Las Lecturas de hoy se refieren al sufrimiento, en comparación con los deseos de reconocimiento y de honra que alimentamos y promovemos equivocadamente los seres humanos.
El Evangelio de hoy nos narra lo que sucedió enseguida que Jesús, aproximándose con sus discípulos a Jerusalén, les anunciara por tercera vez su Pasión. (cfr. Mc. 10, 32-34).
Ahora bien, lo insólito está en observar que enseguida de este patético, pero también esperanzador anuncio -pues lo cierra el Señor asegurándoles que a los tres días resucitará- los hermanos Santiago y Juan, hijos de Zebedeo, los más cercanos a Jesús además de Pedro, parecen no darle importancia a lo anunciado y le piden -¡nada menos!- estar sentados “uno a tu derecha y otro a tu izquierda, cuando estés en tu gloria”. Poder y gloria. Posiciones y reconocimiento.

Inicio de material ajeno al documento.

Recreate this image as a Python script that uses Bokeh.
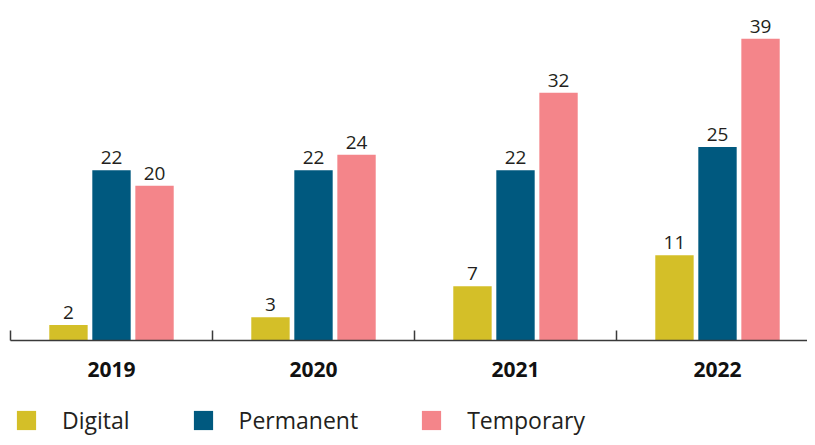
from bokeh.plotting import figure
from bokeh.layouts import column
from bokeh.models import ColumnDataSource, Range1d, FixedTicker, Legend, LegendItem, LabelSet
from bokeh.core.properties import value
from bokeh.transform import dodge
from bokeh.embed import file_html
from bokeh.resources import INLINE

years = ["2019", "2020", "2021", "2022"]
digital = [2, 3, 7, 11]
permanent = [22, 22, 22, 25]
temporary = [20, 24, 32, 39]
series_names = ["Digital", "Permanent", "Temporary"]
colors = ["#D4BF28", "#00597F", "#F4858A"]

xpos = [1, 2, 3, 4]
src = ColumnDataSource(dict(
    x=xpos, Digital=digital, Permanent=permanent, Temporary=temporary,
    Digital_t=[str(v) for v in digital],
    Permanent_t=[str(v) for v in permanent],
    Temporary_t=[str(v) for v in temporary],
))

FONT = "Open Sans"
p = figure(width=807, height=400, output_backend="svg", toolbar_location=None,
           x_range=Range1d(0.5, 0.5 + 797 / 202), y_range=Range1d(0, 340 / 7.74),
           min_border_left=10, min_border_right=0, min_border_top=0, min_border_bottom=60)
p.outline_line_color = None
p.grid.grid_line_color = None
p.yaxis.visible = False

offsets = [-0.213, 0.0, 0.213]
for name, col, off in zip(series_names, colors, offsets):
    p.vbar(x=dodge("x", off, range=p.x_range), top=name, width=0.19, source=src,
           fill_color=col, line_color=None)
    lab = LabelSet(x=dodge("x", off, range=p.x_range), y=name, text=name + "_t", source=src,
                   text_align="center", text_baseline="bottom", y_offset=6,
                   text_font=value(FONT), text_font_size="19px", text_color="#231f20")
    p.add_layout(lab)

ax = p.xaxis[0]
ax.ticker = FixedTicker(ticks=xpos, minor_ticks=[0.5, 1.5, 2.5, 3.5])
ax.major_label_overrides = {x: y for x, y in zip(xpos, years)}
ax.major_tick_line_color = None
ax.major_tick_in = 0
ax.major_tick_out = 0
ax.minor_tick_in = 10
ax.minor_tick_out = 0
ax.minor_tick_line_color = "#3a3a3a"
ax.minor_tick_line_width = 1.5
ax.axis_line_color = "#3a3a3a"
ax.axis_line_width = 1.5
ax.major_label_standoff = 21
ax.major_label_text_font = FONT
ax.major_label_text_font_style = "bold"
ax.major_label_text_font_size = "21px"
ax.major_label_text_color = "#111111"

# legend strip below the chart (its bars sit outside the visible range)
leg = figure(width=807, height=37, output_backend="svg", toolbar_location=None,
             x_axis_type=None, y_axis_type=None, x_range=Range1d(-10, -9), y_range=Range1d(0, 1),
             min_border_left=0, min_border_right=0, min_border_top=0, min_border_bottom=0)
leg.outline_line_color = None
leg.grid.grid_line_color = None
items = []
for name, col in zip(series_names, colors):
    r = leg.vbar(x="x", top=name, width=0.19, source=src, fill_color=col, line_color=None)
    items.append(LegendItem(label=name, renderers=[r]))
legend = Legend(items=items, orientation="horizontal", location=(4, 1),
                glyph_width=24, glyph_height=24, label_height=24, label_standoff=24, spacing=61,
                label_text_font=FONT, label_text_font_size="23px", label_text_color="#231f20",
                border_line_color=None, background_fill_alpha=0, padding=0, margin=0)
leg.add_layout(legend, "center")

layout = column(p, leg, spacing=0)
open("out.html", "w").write(file_html(layout, INLINE))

¡Cómo somos los seres humanos! ¿Cómo reaccionamos ante anuncios de sufrimiento? Estos dos evadieron la idea misma del sufrimiento y pensaron más bien en los honores, en los puestos, en el poder… para cuando ya todo hubiera pasado. De allí la respuesta de Jesús: el que quiera tener parte en la gloria, deberá pasar por la dura prueba del sufrimiento.
Y les pregunta si están dispuestos. No habían siquiera comenzado a comprender el misterio de la cruz, pero ambos, Santiago y Juan, responden que sí están dispuestos. No sabían lo que decían, pero su respuesta fue “profética”, pues más adelante supieron sufrir y morir por Él. ¡Ah! Pero es que primero tuvieron que morir a sus aspiraciones a ser los primeros, para convertirse en servidores, como su Maestro.
En el seguimiento a Cristo no hay puestos, ni competencias, ni preeminencias, ni ambiciones, ni afán de honores, de glorias, de triunfos. Es al revés:
El que quiera ser grande, que se humille.
El que quiera elevarse, que se abaje.
El que quiera sobresalir, que desaparezca.
El que quiera destacarse, que se opaque.
El que quiera ser primero, que sirva.
Jesús nos da el ejemplo. Él, siendo Dios, el Ser Supremo, lo máximo, ha venido “a servir y a dar su vida por la salvación de todos”.
Es lo que se reactualiza en cada Eucaristía. Es lo que cada uno de nosotros debe reactualizar en su vida: servir, aún en el sufrimiento, en la cruz de cada día, y hasta en la muerte. ¿Para qué? Pues para la propia salvación y para la salvación de otros.
Una santa cuya fiesta es este mes, Santa Teresa de Jesús, logró entender muy bien eso del sufrimiento. Y lo explicaba con su usual sentido común: “¡Oh, Señor mío! Cuando pienso de qué maneras padecisteis y como no lo merecíais, no sé dónde tuve el seso cuando no deseaba padecer” (Camino, 15, 5). ¿Dónde tenemos el seso los que no queremos sufrir?
Nuestra honra no está en evitar el sufrimiento, ni está en los reconocimientos humanos. Nuestra honra está en la gloria eterna. Y a ésa tenemos acceso justamente porque Jesucristo, con su sufrimiento, muerte y resurrección, la ha ganado para todos… para todos los que quieran llegar a ella.